### [Brief]
Retype only what runs from the first line of the listing to the line holding "YAxis, ReferenceLine, Legend", both included. Do not retype the pictures.

### [Material provided]
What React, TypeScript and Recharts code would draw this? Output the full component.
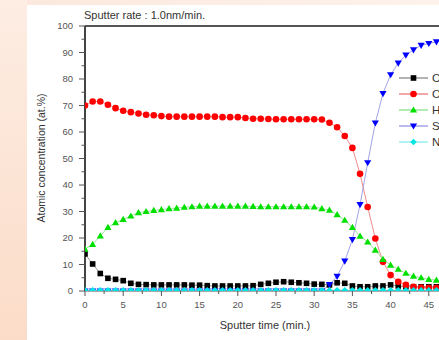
import React from 'react';
import { LineChart, Line, XAxis, YAxis, ReferenceLine, Legend } from 'recharts';

const minutes = [0,1,2,3,4,5,6,7,8,9,10,11,12,13,14,15,16,17,18,19,20,21,22,23,24,25,26,27,28,29,30,31,32,33,34,35,36,37,38,39,40,41,42,43,44,45,46,47,48,49,50];
const carbon = [14,10.2,6.6,4.8,4.4,3.9,2.9,2.5,2.4,2.3,2.3,2.3,2.3,2.3,2.2,2.2,2.0,1.9,1.9,1.9,1.9,1.9,2.0,2.5,2.9,3.3,3.5,3.3,3.1,2.9,2.6,2.5,2.3,3.1,2.9,1.9,1.6,1.6,1.9,1.9,2.3,1.9,1.6,1.6,1.6,1.6,1.6,1.6,1.6,1.6,1.6];
const oxygen = [70,71.5,71.5,70.3,69,68,67.5,67,66.5,66.3,66,65.8,65.8,65.8,65.8,65.8,65.8,65.8,65.6,65.6,65.6,65.3,65,65,64.9,64.8,64.8,64.8,64.8,64.8,64.8,64.7,63.5,61.8,58.5,54,44.2,31.7,19.8,11,6,3.5,2.3,1.6,1.3,1.2,1.2,1.2,1.2,1.2,1.2];
const hydrogen = [15.8,17.6,20.8,24,25.8,27,28.3,29.6,30,30.4,30.7,31.1,31.3,31.6,31.8,32,32,32,32,32,32,32,31.9,31.8,31.8,31.8,31.8,31.8,31.8,31.8,31.7,31.1,30.5,28.8,26.7,24,20.7,18.5,15.4,11.9,9.8,8.2,6.7,5.6,5,4.4,4.1,3.9,3.7,3.6,3.5];
const silicon = [0,0,0,0,0,0,0,0,0,0,0,0,0,0,0,0,0,0,0,0,0,0,0,0,0,0,0,0,0,0,0,0,2.4,5.5,11.3,19.4,32.6,48.4,63.4,74.5,81.6,86,89,91,92.7,93.4,94,94.4,94.7,94.9,95];
const nitrogen = [0.3,0.3,0.3,0.3,0.3,0.3,0.3,0.3,0.3,0.3,0.3,0.3,0.3,0.3,0.3,0.3,0.3,0.3,0.3,0.3,0.3,0.3,0.3,0.3,0.3,0.3,0.3,0.3,0.3,0.3,0.3,0.3,0.3,0.3,0.3,0.3,0.3,0.3,0.3,0.3,0.3,0.3,0.3,0.3,0.3,0.3,0.3,0.3,0.3,0.3,0.3];

const seriesNames = ['C', 'O', 'H', 'Si', 'N'];
const xTicks = [0,2.5,5,7.5,10,12.5,15,17.5,20,22.5,25,27.5,30,32.5,35,37.5,40,42.5,45,47.5,50];
const yTicks = [0,5,10,15,20,25,30,35,40,45,50,55,60,65,70,75,80,85,90,95,100];
const titleText = 'Sputter rate : 1.0nm/min.';
const xLabel = 'Sputter time (min.)';
const yLabel = 'Atomic concentration (at.%)';

const data = minutes.map((t, i) => ({
  t,
  C: carbon[i],
  O: oxygen[i],
  H: hydrogen[i],
  Si: silicon[i],
  N: nitrogen[i],
}));

const styles: Record<string, { shape: string; fill: string; line: string }> = {
  C: { shape: 'square', fill: '#000000', line: '#9a9a9a' },
  O: { shape: 'circle', fill: '#ff0000', line: '#f08a8a' },
  H: { shape: 'up', fill: '#00e000', line: '#99e699' },
  Si: { shape: 'down', fill: '#0000ff', line: '#a3a3e6' },
  N: { shape: 'diamond', fill: '#00e5e5', line: '#99eeee' },
};

const FONT = '"Liberation Sans", Arial, sans-serif';

function marker(shape: string, cx: number, cy: number, fill: string, key?: any) {
  switch (shape) {
    case 'square':
      return <rect key={key} x={cx - 2.8} y={cy - 2.8} width={5.6} height={5.6} fill={fill} />;
    case 'circle':
      return <circle key={key} cx={cx} cy={cy} r={3.3} fill={fill} />;
    case 'up':
      return <polygon key={key} points={`${cx},${cy - 3.6} ${cx + 3.6},${cy + 2.6} ${cx - 3.6},${cy + 2.6}`} fill={fill} />;
    case 'down':
      return <polygon key={key} points={`${cx},${cy + 3.6} ${cx + 3.6},${cy - 2.6} ${cx - 3.6},${cy - 2.6}`} fill={fill} />;
    default:
      return <polygon key={key} points={`${cx},${cy - 3.3} ${cx + 3.3},${cy} ${cx},${cy + 3.3} ${cx - 3.3},${cy}`} fill={fill} />;
  }
}

const makeDot = (name: string) => (props: any) => {
  const { cx, cy, index } = props;
  const s = styles[name];
  if (cx == null || cy == null) return <g key={`${name}-${index}`} />;
  return marker(s.shape, cx, cy, s.fill, `${name}-${index}`);
};

const XTick = (props: any) => {
  const { x, y, payload } = props;
  const v = payload.value;
  const major = v % 5 === 0;
  return (
    <g>
      <line x1={x} x2={x} y1={y} y2={y + (major ? 5 : 3)} stroke="#555" strokeWidth={1} />
      {major && (
        <text x={x} y={y + 16.5} textAnchor="middle" fontSize={9.5} fill="#555" fontFamily={FONT}>
          {v}
        </text>
      )}
    </g>
  );
};

const YTick = (props: any) => {
  const { x, y, payload } = props;
  const v = payload.value;
  const major = v % 10 === 0;
  return (
    <g>
      <line x1={x} x2={x - (major ? 6 : 3.5)} y1={y} y2={y} stroke="#555" strokeWidth={1} />
      {major && (
        <text x={x - 12} y={y + 3.4} textAnchor="end" fontSize={9.5} fill="#555" fontFamily={FONT}>
          {v}
        </text>
      )}
    </g>
  );
};

const LegendContent = () => (
  <svg width={60} height={84} style={{ display: 'block', overflow: 'visible' }}>
    {seriesNames.map((n, i) => {
      const s = styles[n];
      const cy = 8 + i * 16;
      return (
        <g key={n}>
          <line x1={2} x2={31} y1={cy} y2={cy} stroke={s.line} strokeWidth={1.5} />
          {marker(s.shape, 16.5, cy, s.fill)}
          <text x={35} y={cy + 4} fontSize={11.5} fill="#333" fontFamily={FONT}>{n}</text>
        </g>
      );
    })}
  </svg>
);

export default function App() {
  return (
    <div style={{ position: 'absolute', left: 0, top: 0, width: 439, height: 340, overflow: 'hidden', background: '#ffffff' }}>
      <div style={{ position: 'absolute', left: 0, top: 0, width: 439, height: 5, background: 'linear-gradient(90deg, #fce8dc, #fdf2ec)' }} />
      <div style={{ position: 'absolute', left: 0, top: 0, width: 27, height: 340, background: 'linear-gradient(180deg, #fdede3, #fbdcc8)' }} />
      <div style={{ position: 'absolute', left: 0, top: 0 }}>
        <LineChart width={500} height={340} data={data} margin={{ top: 26, right: 33, bottom: 19, left: 45 }}>
          <XAxis
            dataKey="t"
            type="number"
            domain={[0, 50]}
            ticks={xTicks}
            interval={0}
            tickSize={0}
            tickMargin={0}
            tickLine={false}
            tick={<XTick />}
            height={30}
            stroke="#555"
            allowDataOverflow
          />
          <YAxis
            type="number"
            domain={[0, 100]}
            ticks={yTicks}
            interval={0}
            tickSize={0}
            tickMargin={0}
            tickLine={false}
            tick={<YTick />}
            width={40}
            stroke="#444"
            strokeWidth={2}
            allowDataOverflow
          />
          <ReferenceLine y={100} stroke="#555" strokeWidth={2} />
          {seriesNames.map((n) => (
            <Line
              key={n}
              dataKey={n}
              type="linear"
              stroke={styles[n].line}
              strokeWidth={1}
              dot={makeDot(n)}
              activeDot={false}
              isAnimationActive={false}
            />
          ))}
          <Legend
            layout="vertical"
            align="center"
            verticalAlign="middle"
            content={<LegendContent />}
            wrapperStyle={{ left: 397, top: 70, width: 60, height: 84 }}
          />
          <text x={84} y={19} fontSize={11} fill="#333" fontFamily={FONT}>{titleText}</text>
          <text x={265} y={329} fontSize={11} fill="#333" fontFamily={FONT} textAnchor="middle">{xLabel}</text>
          <text x={45} y={158} fontSize={10.5} fill="#333" fontFamily={FONT} textAnchor="middle" transform="rotate(-90 45 158)">{yLabel}</text>
        </LineChart>
      </div>
    </div>
  );
}
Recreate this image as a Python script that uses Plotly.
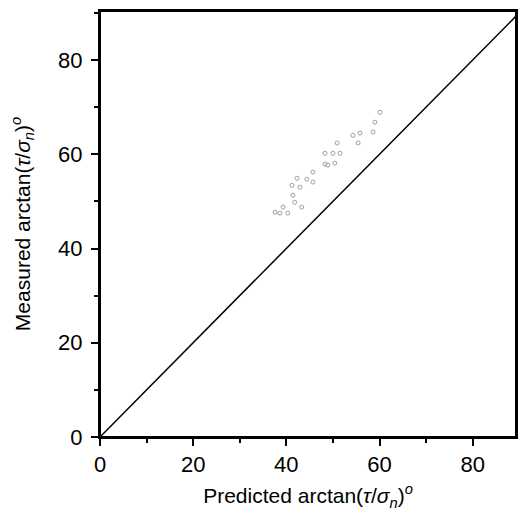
import plotly.graph_objects as go

# Measured vs predicted arctan(tau/sigma_n) in degrees
predicted = [60.1, 59.0, 58.6, 55.8, 54.3, 55.4, 50.9, 51.5, 50.0, 48.3, 50.4, 48.3, 48.9,
             45.7, 42.3, 44.4, 45.7, 41.2, 42.9, 41.4, 41.8, 39.3, 43.3, 38.6, 37.6, 40.3]
measured = [68.9, 66.8, 64.7, 64.5, 64.0, 62.4, 62.4, 60.2, 60.2, 60.2, 58.1, 57.9, 57.7,
            56.2, 54.9, 54.7, 54.1, 53.4, 53.0, 51.3, 49.8, 48.8, 48.8, 47.5, 47.7, 47.5]
line_x = [0, 90]
line_y = [0, 90]
tick_vals = [0, 20, 40, 60, 80]

fig = go.Figure()
fig.add_trace(go.Scatter(x=line_x, y=line_y, mode="lines",
                         line=dict(color="black", width=1.5), showlegend=False))
fig.add_trace(go.Scatter(x=predicted, y=measured, mode="markers",
                         marker=dict(symbol="circle-open", size=4, color="#777777",
                                     line=dict(width=1)),
                         opacity=0.7, showlegend=False))

axis_common = dict(
    showgrid=False, zeroline=False, showline=True, linecolor="black", linewidth=2,
    mirror=True, ticks="outside", ticklen=7, tickwidth=2, tickcolor="black",
    tickvals=tick_vals, tickfont=dict(family="Liberation Sans, Arial", size=22, color="black"),
    minor=dict(ticks="outside", ticklen=4, tickwidth=1.5, dtick=10, tickcolor="black"),
)

fig.update_layout(
    width=519, height=518,
    margin=dict(l=100, r=3, t=11, b=81, autoexpand=False),
    paper_bgcolor="white", plot_bgcolor="white",
    font=dict(family="Liberation Sans, Arial", color="black"),
    xaxis=dict(range=[0, 89.3], automargin=False,
               title=dict(text="Predicted arctan(<i>τ</i>/<i>σ<sub>n</sub></i>)<sup><i>o</i></sup>",
                          font=dict(size=21), standoff=12),
               **axis_common),
    yaxis=dict(range=[0, 90.4], automargin=False, ticklabelstandoff=4,
               title=dict(text="Measured arctan(<i>τ</i>/<i>σ<sub>n</sub></i>)<sup><i>o</i></sup>",
                          font=dict(size=21), standoff=22),
               **axis_common),
    shapes=[dict(type="rect", xref="paper", yref="paper", x0=0, y0=0, x1=1, y1=1,
                 line=dict(color="black", width=2), layer="above")],
)

fig.write_html("out.html", config={"displayModeBar": False})
with open("out.html", encoding="utf-8") as f:
    html = f.read()
html = html.replace("<head>", "<head><style>html,body{margin:0;padding:0;overflow:hidden}</style>", 1)
with open("out.html", "w", encoding="utf-8") as f:
    f.write(html)
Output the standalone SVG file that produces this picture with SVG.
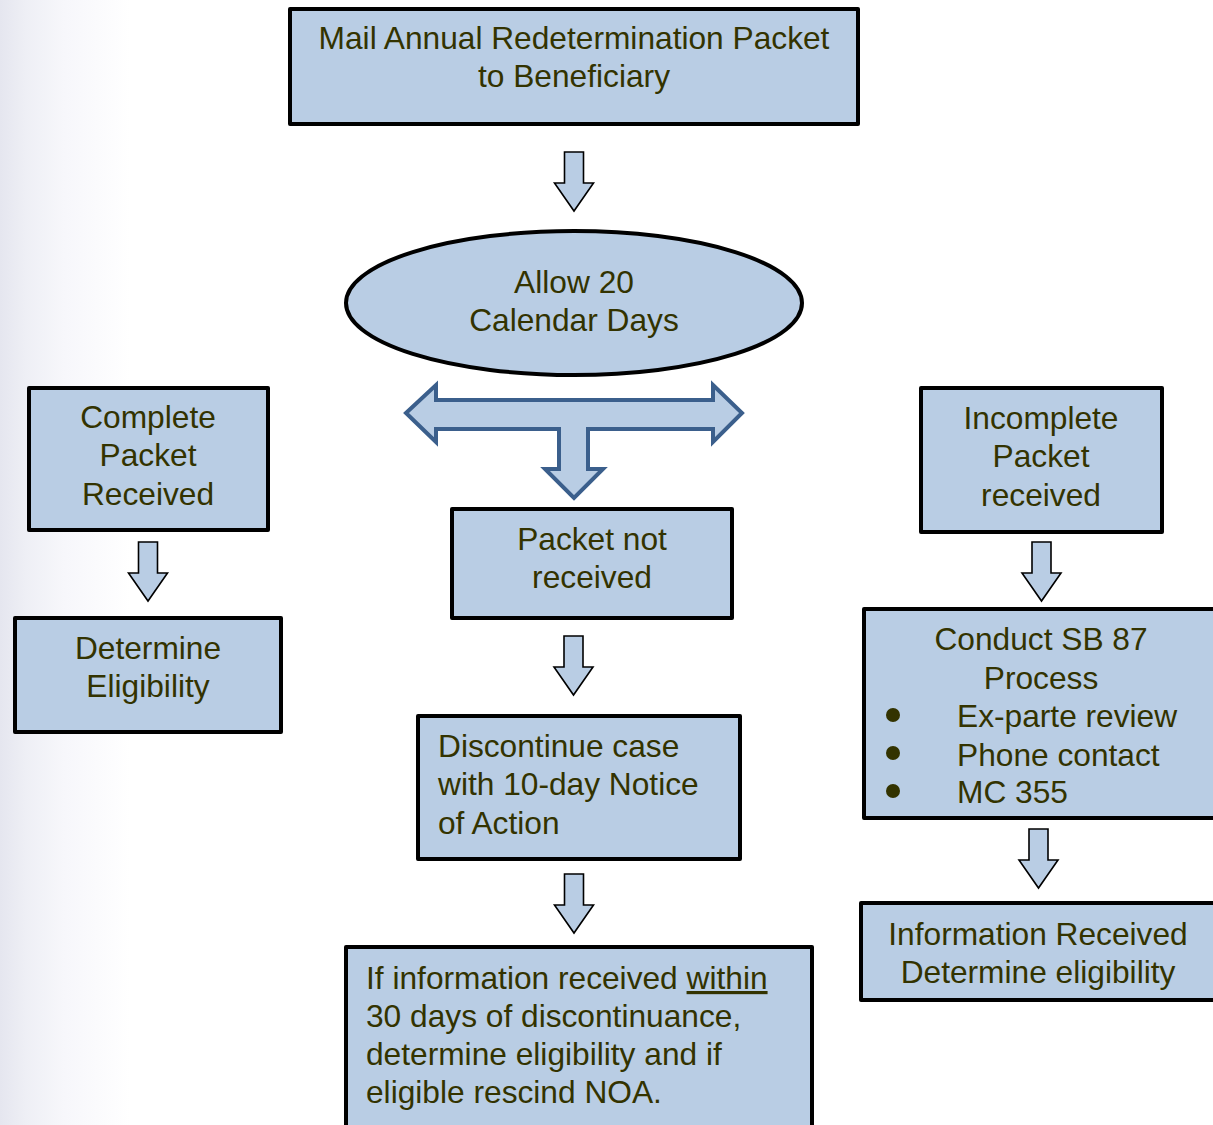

### [Exercise solution]
What React, TypeScript and Recharts code would draw this? Output the full component.
import React from 'react';
import { LineChart, Line, XAxis, YAxis, ReferenceLine, Legend } from 'recharts';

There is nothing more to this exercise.